▸ AIM OF THE EXERCISE
Go through the listing and pick out each line with the word "picture" in it.

▸ INPUT ROWS
○ ○ ○ ○ ○ ○ ○

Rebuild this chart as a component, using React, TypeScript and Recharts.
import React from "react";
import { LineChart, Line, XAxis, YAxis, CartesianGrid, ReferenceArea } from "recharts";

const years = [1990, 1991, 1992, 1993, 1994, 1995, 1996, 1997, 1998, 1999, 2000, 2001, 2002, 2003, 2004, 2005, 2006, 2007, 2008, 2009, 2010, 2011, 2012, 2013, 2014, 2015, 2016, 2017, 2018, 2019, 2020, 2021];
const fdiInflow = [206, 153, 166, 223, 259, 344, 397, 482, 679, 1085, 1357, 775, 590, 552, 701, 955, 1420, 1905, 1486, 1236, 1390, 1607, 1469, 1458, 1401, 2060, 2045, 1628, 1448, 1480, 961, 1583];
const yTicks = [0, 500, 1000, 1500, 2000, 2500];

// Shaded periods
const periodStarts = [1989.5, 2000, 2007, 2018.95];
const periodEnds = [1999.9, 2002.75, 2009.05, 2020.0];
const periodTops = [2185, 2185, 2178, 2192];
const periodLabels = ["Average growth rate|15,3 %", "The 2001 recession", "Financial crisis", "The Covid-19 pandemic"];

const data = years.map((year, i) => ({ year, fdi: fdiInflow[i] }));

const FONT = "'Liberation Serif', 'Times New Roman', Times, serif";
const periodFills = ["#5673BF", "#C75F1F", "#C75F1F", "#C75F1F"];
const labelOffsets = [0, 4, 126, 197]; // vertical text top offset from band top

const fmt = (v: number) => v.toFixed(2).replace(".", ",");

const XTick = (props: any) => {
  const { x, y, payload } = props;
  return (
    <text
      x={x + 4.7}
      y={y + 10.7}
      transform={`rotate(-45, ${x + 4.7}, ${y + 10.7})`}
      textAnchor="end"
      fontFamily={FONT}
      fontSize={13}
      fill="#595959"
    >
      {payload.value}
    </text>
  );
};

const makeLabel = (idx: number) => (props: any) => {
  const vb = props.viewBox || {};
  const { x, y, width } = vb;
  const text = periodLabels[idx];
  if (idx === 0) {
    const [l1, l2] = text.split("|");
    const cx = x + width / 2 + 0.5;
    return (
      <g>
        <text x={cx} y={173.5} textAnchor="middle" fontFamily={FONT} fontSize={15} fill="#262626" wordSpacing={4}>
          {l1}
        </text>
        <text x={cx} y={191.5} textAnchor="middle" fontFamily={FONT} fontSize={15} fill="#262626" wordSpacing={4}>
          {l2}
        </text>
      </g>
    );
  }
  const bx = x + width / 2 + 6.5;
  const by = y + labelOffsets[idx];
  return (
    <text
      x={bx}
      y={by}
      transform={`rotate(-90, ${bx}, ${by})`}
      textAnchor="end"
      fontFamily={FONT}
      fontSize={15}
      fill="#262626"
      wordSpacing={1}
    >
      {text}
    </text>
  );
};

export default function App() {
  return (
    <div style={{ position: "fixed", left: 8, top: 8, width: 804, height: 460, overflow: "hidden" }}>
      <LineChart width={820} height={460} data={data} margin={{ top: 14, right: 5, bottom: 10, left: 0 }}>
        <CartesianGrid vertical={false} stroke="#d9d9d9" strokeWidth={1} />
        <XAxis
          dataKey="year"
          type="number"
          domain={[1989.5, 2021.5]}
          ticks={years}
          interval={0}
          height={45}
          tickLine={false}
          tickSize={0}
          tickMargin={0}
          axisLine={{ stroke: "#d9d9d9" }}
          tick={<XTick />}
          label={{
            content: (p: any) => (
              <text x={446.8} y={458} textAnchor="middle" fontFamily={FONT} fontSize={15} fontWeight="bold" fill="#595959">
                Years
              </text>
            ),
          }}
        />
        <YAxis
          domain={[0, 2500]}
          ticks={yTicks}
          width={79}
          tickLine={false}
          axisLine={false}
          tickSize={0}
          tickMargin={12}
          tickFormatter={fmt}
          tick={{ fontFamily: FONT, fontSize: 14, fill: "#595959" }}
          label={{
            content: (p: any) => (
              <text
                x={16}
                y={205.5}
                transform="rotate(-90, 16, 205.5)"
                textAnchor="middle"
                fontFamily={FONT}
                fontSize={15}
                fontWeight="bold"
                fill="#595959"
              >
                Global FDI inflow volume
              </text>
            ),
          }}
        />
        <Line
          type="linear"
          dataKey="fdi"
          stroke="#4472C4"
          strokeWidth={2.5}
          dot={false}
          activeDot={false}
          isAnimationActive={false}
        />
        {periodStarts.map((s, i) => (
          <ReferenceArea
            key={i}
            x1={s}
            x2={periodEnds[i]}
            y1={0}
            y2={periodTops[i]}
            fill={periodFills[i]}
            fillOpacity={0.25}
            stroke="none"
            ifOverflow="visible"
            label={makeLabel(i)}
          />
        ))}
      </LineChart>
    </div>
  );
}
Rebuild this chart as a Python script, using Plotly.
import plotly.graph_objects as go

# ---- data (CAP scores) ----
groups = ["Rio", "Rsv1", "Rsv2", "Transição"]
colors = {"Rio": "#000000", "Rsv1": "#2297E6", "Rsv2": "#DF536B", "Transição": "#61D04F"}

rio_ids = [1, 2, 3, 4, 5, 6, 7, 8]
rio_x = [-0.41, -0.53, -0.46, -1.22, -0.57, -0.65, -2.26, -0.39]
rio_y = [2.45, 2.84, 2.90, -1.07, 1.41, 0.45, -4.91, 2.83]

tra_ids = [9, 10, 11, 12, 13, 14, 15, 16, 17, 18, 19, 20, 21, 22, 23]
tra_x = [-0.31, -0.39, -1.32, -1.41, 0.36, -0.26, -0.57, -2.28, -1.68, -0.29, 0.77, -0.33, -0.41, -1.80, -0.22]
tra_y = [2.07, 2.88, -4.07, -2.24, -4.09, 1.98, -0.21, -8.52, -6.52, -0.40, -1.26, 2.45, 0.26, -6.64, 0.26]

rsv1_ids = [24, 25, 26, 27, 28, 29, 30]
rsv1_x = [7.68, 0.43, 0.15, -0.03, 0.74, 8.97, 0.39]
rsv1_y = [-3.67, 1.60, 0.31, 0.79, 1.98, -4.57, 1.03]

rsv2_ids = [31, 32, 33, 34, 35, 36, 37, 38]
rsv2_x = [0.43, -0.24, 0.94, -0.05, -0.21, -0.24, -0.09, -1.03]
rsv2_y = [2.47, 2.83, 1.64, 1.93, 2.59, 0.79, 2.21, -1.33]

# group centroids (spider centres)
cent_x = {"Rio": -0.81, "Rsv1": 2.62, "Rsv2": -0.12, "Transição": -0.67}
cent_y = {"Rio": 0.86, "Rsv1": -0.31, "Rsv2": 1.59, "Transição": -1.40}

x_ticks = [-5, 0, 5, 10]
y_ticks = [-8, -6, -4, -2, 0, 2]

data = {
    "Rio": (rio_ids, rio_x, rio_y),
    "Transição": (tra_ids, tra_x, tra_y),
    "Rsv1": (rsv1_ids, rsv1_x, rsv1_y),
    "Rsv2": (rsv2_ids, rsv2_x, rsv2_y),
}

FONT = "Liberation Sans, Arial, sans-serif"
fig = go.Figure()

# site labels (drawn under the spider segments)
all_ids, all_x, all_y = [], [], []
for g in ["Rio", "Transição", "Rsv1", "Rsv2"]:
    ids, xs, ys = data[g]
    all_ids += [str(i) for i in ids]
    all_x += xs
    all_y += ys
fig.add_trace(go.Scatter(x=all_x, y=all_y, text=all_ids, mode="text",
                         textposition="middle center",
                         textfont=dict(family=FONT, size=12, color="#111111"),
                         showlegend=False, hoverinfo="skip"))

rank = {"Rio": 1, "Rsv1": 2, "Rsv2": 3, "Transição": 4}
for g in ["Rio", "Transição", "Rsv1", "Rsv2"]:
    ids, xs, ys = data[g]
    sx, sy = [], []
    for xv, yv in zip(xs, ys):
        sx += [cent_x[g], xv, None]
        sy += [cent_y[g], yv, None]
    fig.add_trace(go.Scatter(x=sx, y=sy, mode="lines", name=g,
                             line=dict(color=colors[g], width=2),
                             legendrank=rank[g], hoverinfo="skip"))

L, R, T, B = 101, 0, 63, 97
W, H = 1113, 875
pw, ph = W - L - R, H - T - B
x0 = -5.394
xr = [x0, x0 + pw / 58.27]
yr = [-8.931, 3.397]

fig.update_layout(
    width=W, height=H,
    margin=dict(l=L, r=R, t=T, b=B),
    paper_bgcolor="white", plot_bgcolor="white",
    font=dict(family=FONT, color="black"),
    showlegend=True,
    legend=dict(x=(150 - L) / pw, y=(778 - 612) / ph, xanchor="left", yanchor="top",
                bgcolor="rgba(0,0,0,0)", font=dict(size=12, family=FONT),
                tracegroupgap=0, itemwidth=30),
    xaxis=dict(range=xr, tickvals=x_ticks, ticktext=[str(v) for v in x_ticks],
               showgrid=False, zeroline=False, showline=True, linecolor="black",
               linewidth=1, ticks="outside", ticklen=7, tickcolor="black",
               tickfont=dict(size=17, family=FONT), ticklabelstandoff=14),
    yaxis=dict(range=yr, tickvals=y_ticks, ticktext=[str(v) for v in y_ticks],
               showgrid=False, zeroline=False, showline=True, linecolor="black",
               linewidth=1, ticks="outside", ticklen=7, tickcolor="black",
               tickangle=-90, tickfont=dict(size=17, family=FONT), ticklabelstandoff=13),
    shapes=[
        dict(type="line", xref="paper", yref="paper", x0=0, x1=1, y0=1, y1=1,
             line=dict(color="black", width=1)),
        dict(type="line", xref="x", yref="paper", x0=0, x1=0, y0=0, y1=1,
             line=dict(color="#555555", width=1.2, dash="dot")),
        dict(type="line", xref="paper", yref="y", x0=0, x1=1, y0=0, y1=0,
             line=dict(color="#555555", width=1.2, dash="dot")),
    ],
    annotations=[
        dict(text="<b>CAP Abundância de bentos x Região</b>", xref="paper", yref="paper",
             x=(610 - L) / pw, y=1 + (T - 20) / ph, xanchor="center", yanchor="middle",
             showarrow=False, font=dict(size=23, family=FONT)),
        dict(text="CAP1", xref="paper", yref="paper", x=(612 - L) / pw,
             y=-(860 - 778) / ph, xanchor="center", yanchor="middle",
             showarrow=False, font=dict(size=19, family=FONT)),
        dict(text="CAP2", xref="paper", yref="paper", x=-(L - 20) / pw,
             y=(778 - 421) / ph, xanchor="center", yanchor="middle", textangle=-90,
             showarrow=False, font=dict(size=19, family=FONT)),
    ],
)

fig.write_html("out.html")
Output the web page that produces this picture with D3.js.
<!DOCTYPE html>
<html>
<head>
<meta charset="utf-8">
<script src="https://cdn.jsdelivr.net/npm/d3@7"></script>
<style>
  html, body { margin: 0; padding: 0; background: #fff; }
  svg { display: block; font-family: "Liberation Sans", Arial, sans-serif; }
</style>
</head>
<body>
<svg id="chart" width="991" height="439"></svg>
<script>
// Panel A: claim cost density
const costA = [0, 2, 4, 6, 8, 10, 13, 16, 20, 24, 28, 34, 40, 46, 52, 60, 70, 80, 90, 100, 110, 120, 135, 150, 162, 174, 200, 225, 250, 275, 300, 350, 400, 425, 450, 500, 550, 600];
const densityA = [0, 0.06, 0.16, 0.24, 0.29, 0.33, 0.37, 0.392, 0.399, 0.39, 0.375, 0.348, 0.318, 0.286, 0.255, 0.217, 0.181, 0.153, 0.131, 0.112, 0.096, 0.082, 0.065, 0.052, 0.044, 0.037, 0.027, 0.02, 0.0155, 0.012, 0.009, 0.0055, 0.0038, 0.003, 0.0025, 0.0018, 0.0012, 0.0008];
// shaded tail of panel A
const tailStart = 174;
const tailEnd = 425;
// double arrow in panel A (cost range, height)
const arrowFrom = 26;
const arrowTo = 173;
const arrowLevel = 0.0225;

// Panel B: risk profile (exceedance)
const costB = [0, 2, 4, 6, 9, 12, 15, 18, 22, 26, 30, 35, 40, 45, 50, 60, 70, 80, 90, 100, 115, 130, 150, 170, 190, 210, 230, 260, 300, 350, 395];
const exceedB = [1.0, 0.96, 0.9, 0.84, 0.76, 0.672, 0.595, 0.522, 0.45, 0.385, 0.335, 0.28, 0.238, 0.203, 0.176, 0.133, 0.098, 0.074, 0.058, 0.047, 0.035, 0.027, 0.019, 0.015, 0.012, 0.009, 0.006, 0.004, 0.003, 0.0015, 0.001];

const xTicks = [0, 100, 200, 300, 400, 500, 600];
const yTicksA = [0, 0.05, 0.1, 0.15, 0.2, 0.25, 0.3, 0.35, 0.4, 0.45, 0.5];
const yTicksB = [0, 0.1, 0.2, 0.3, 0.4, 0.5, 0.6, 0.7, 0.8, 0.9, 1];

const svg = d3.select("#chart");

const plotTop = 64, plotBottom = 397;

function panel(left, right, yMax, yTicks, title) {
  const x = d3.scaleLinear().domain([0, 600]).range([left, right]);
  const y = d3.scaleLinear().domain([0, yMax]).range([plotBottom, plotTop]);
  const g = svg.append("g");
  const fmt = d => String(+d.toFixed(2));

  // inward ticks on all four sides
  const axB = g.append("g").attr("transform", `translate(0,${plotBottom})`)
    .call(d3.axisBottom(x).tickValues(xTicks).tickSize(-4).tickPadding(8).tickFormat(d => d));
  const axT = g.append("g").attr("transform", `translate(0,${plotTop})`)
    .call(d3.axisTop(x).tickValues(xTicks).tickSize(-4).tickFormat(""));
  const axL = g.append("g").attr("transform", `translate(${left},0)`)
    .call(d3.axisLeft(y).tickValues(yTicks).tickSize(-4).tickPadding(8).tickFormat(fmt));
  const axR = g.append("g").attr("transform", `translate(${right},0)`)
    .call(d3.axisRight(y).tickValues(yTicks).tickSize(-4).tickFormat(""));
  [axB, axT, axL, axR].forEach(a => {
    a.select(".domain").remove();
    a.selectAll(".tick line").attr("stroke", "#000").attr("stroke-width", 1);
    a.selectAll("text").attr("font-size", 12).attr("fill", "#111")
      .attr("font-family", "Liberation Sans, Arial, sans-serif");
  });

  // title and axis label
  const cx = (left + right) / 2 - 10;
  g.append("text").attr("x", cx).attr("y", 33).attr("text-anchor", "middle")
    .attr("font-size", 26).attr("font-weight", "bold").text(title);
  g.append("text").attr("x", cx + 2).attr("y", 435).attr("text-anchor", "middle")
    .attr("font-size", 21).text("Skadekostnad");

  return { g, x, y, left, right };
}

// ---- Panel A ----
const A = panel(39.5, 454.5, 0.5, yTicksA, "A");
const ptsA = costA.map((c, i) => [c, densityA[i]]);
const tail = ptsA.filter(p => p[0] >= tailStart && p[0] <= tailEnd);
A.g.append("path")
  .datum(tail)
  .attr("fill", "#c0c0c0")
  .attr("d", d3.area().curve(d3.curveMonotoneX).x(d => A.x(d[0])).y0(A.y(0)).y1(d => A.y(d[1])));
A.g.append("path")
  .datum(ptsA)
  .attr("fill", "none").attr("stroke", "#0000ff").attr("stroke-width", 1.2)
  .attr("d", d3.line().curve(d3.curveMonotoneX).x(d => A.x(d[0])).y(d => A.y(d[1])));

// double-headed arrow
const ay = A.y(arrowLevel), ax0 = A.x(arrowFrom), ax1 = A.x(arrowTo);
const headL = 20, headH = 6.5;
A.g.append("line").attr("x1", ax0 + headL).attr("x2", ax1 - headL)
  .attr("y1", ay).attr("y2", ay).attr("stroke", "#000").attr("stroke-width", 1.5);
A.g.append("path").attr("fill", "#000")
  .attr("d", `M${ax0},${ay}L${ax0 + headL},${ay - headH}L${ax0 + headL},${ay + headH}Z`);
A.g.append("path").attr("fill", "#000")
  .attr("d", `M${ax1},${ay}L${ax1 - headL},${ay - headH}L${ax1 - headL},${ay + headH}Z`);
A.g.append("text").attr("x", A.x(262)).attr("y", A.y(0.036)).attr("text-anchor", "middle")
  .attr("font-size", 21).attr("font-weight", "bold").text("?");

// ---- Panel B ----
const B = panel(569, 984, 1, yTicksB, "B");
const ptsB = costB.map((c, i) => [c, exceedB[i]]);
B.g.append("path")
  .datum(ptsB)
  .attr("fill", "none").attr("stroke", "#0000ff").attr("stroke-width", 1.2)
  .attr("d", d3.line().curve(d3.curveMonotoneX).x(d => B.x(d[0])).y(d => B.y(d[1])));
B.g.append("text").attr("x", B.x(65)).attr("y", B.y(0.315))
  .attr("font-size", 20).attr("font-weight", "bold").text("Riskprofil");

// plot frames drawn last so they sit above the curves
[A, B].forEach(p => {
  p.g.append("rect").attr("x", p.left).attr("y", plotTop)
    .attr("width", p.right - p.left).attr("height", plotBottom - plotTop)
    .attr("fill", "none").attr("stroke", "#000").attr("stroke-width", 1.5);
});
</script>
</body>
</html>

○ ○ ○ ○ ○ ○ ○

▸ WORKED SOLUTION
Output the web page that produces this picture with D3.js.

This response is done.